Weather is one of the most complex systems scientists study. Prediction — especially months in advance — is pretty much impossible.
But we have some generalities we can count on. If you start earlier, you’ve got a better chance of finishing the race — or at least getting to halfway — before rain stops the proceedings.
So if you really wanted to avoid rain, you’d start races at 8 a.m. I’m pretty sure that’s not going to happen just because of the impact on television viewing.
And there might be a downside to reaching halfway if you’re the type of fan who favors a delayed race with all laps run over an abbreviated race.
And weather is only one aspect NASCAR has to consider when developing a schedule.
Ever try getting six people to find a meeting time they can all make? NASCAR must juggle 26 different tracks and 36 dates (and that’s just point races).
- Geography constrains the calendar. Grouping west-coast dates prevents teams from having to a lot of cross-country trips which are exhausting and expensive.
- At-track scheduling also has to be considered.
- Even before COVID, NASCAR was moving to decrease the number of days teams had to be at the track to save teams money. There are a lot of one-day events on the 2021 schedule.

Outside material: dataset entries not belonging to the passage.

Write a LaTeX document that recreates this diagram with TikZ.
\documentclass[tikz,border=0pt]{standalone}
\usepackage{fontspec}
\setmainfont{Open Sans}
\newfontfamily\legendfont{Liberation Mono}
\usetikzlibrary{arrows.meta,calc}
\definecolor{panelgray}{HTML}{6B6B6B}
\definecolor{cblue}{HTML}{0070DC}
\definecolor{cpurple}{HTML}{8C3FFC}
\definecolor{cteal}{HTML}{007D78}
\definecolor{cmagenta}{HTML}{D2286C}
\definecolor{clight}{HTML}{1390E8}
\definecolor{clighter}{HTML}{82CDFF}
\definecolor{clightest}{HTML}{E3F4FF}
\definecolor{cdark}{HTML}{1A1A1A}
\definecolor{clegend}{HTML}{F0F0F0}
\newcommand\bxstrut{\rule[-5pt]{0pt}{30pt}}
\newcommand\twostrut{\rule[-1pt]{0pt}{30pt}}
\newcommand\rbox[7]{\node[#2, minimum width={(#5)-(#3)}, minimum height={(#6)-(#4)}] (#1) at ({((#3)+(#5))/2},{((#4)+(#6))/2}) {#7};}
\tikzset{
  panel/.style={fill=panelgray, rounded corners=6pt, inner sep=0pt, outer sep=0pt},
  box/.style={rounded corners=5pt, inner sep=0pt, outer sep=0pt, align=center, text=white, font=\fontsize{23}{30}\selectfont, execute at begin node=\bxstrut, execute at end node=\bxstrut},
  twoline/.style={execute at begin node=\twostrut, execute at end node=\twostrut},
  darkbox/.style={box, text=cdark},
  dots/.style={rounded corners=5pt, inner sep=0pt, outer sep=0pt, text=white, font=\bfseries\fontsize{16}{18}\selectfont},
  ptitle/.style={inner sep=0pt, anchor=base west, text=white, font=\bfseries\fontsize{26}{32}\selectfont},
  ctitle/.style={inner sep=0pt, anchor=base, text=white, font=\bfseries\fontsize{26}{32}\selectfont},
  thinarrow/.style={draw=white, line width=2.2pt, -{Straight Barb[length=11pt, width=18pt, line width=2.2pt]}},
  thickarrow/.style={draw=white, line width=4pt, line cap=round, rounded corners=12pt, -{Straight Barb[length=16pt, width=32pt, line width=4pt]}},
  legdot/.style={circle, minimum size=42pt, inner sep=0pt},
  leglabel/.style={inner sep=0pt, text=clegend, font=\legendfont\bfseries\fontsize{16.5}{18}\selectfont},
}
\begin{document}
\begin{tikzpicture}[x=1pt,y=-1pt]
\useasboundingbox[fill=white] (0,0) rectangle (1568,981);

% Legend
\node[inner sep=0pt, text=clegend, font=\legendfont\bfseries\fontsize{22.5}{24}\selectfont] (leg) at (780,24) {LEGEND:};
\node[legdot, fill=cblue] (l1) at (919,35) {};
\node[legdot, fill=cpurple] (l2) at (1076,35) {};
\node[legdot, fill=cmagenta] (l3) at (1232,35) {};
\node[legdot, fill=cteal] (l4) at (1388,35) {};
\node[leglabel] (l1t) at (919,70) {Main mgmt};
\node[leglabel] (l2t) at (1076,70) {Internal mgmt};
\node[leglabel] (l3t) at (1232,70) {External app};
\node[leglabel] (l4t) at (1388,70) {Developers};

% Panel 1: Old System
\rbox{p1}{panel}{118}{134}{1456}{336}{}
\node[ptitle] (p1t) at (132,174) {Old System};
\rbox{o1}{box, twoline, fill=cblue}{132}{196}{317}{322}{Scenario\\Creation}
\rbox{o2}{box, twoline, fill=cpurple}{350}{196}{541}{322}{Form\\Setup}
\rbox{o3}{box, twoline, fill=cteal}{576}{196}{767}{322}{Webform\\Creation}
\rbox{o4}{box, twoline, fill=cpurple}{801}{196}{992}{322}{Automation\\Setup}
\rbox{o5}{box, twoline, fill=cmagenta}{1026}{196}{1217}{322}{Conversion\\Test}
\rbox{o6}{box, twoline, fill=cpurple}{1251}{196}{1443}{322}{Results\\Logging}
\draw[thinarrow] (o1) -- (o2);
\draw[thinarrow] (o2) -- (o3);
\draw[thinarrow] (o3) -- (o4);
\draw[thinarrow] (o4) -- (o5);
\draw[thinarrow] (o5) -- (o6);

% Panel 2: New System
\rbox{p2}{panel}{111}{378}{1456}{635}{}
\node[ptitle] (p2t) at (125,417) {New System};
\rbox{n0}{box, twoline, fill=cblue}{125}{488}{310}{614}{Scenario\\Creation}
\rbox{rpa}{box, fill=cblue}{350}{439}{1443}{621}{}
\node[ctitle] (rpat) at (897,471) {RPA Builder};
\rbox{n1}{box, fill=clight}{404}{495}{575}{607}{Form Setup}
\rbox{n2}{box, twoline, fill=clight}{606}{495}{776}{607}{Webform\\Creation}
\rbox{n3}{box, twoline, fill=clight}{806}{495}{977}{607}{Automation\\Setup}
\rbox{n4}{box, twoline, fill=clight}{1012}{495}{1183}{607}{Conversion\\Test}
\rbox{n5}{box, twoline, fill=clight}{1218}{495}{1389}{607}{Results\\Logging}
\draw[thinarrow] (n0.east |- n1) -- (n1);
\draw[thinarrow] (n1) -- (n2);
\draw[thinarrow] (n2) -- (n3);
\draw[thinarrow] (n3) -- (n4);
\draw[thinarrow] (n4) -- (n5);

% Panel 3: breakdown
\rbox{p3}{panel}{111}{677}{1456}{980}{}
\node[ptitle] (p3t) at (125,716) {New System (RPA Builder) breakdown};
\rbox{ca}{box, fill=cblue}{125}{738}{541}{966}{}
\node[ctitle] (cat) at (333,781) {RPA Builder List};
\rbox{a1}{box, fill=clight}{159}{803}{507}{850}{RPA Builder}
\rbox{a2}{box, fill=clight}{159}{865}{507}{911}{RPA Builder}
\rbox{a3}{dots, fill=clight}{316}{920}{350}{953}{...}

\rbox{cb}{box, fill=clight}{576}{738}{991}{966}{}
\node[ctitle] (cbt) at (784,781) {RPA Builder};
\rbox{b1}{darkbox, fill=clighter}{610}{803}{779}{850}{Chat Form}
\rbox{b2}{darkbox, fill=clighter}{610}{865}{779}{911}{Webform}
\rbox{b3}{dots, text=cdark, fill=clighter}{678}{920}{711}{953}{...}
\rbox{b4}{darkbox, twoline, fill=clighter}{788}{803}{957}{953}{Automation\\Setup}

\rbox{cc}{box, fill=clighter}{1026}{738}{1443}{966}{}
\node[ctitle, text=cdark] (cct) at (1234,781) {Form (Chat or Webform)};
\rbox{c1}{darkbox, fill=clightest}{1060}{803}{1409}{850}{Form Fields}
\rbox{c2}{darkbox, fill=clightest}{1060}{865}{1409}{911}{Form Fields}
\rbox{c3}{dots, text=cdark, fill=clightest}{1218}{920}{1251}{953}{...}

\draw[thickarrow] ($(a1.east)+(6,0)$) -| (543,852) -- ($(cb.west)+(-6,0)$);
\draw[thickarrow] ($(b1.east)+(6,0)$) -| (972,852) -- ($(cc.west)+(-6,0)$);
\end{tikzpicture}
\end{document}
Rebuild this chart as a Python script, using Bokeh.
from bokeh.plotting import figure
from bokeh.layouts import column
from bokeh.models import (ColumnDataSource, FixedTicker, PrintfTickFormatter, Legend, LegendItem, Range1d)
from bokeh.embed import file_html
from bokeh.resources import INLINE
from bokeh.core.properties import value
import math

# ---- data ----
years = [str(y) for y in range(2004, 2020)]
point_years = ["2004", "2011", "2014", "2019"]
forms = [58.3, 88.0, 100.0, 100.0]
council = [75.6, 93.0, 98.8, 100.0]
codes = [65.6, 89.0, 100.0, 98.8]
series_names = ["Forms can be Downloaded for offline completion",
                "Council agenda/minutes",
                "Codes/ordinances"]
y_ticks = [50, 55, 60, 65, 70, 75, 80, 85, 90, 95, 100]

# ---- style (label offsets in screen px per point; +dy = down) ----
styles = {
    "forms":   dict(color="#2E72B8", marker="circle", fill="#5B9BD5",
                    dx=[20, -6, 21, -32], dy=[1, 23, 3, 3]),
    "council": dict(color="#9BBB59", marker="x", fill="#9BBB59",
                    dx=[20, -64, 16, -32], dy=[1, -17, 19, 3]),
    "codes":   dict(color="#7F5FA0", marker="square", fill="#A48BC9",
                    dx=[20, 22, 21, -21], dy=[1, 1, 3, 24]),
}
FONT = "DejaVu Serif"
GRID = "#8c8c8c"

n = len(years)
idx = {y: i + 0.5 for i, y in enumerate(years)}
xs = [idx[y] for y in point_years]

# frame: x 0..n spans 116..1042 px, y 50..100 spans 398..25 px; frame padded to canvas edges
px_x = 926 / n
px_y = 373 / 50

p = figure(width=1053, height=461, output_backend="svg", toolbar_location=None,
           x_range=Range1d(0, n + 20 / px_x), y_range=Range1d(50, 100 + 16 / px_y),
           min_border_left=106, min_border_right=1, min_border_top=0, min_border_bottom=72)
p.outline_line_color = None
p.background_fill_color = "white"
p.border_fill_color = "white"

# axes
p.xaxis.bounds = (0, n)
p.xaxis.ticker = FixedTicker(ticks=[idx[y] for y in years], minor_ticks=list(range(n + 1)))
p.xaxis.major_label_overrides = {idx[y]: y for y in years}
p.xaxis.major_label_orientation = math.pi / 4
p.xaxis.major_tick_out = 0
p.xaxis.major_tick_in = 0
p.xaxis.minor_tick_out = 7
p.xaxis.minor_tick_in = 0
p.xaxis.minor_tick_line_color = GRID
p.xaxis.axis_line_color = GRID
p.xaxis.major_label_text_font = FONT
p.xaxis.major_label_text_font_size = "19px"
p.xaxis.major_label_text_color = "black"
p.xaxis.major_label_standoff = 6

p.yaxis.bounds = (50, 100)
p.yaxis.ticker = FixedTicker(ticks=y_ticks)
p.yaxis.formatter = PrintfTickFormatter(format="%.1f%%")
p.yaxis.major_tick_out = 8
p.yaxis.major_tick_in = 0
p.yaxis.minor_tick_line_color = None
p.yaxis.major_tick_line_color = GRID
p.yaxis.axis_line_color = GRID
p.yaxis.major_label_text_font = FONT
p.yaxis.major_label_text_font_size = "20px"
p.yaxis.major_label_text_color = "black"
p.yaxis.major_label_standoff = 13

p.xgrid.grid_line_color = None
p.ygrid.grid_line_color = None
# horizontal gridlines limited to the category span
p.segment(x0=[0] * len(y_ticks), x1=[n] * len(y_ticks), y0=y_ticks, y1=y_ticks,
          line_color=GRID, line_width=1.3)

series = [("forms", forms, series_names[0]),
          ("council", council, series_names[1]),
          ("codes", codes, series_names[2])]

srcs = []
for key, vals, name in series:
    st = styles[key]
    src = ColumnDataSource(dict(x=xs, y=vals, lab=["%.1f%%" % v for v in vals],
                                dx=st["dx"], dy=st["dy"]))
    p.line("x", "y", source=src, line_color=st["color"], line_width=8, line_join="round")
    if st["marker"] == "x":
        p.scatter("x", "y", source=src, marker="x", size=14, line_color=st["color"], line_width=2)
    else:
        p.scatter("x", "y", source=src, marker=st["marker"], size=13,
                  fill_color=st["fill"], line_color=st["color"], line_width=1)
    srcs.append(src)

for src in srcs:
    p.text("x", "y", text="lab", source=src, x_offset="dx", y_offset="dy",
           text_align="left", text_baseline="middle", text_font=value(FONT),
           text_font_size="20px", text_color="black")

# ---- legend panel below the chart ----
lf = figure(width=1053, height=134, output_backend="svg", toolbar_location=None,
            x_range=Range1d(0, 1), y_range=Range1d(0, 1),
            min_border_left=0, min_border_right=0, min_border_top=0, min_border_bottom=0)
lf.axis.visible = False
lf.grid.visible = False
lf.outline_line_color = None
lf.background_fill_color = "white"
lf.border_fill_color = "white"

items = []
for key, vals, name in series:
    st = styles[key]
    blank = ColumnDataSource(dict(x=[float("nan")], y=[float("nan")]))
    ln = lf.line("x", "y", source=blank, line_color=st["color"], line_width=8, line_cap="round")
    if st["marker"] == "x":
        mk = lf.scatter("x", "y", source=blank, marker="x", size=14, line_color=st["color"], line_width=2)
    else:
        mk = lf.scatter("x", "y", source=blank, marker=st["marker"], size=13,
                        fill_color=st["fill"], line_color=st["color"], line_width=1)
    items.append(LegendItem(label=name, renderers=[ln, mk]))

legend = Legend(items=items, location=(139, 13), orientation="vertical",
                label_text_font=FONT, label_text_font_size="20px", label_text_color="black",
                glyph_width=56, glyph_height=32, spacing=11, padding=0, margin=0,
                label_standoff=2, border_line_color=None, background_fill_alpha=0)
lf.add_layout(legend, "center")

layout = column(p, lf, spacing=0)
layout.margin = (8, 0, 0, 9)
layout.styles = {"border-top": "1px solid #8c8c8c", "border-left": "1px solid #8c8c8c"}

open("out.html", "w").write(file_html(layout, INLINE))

- Inspection takes time. With a one-day show, you can’t start a race at noon unless everyone shows up at the track at zero-dark-thirty. And the last thing you want is people who haven’t gotten enough sleep working on racecars.
- NASCAR’s move to later start times is recognition that it has a nationwide fan base. A noon eastern race is 9 AM Pacific time. People in California are in church, sleeping in, enjoying pancakes with the kids… Later start times help get more eyes on the sport.
- NASCAR’s television partners have an even bigger juggling act because they’re scheduling multiple sports. As seasons elongate, there are more and more conflicts.
If NASCAR wanted to minimize the chances of rain-shortened or delayed races, they’d have to sacrifice other things, like viewership, venues or cost. The later start times only increase the chances of a rainout by a small percent, which is small compared to other weather aspects that can’t be controlled or predicted.
As with everything in life — as my father always told me — the NASCAR schedule is a compromise.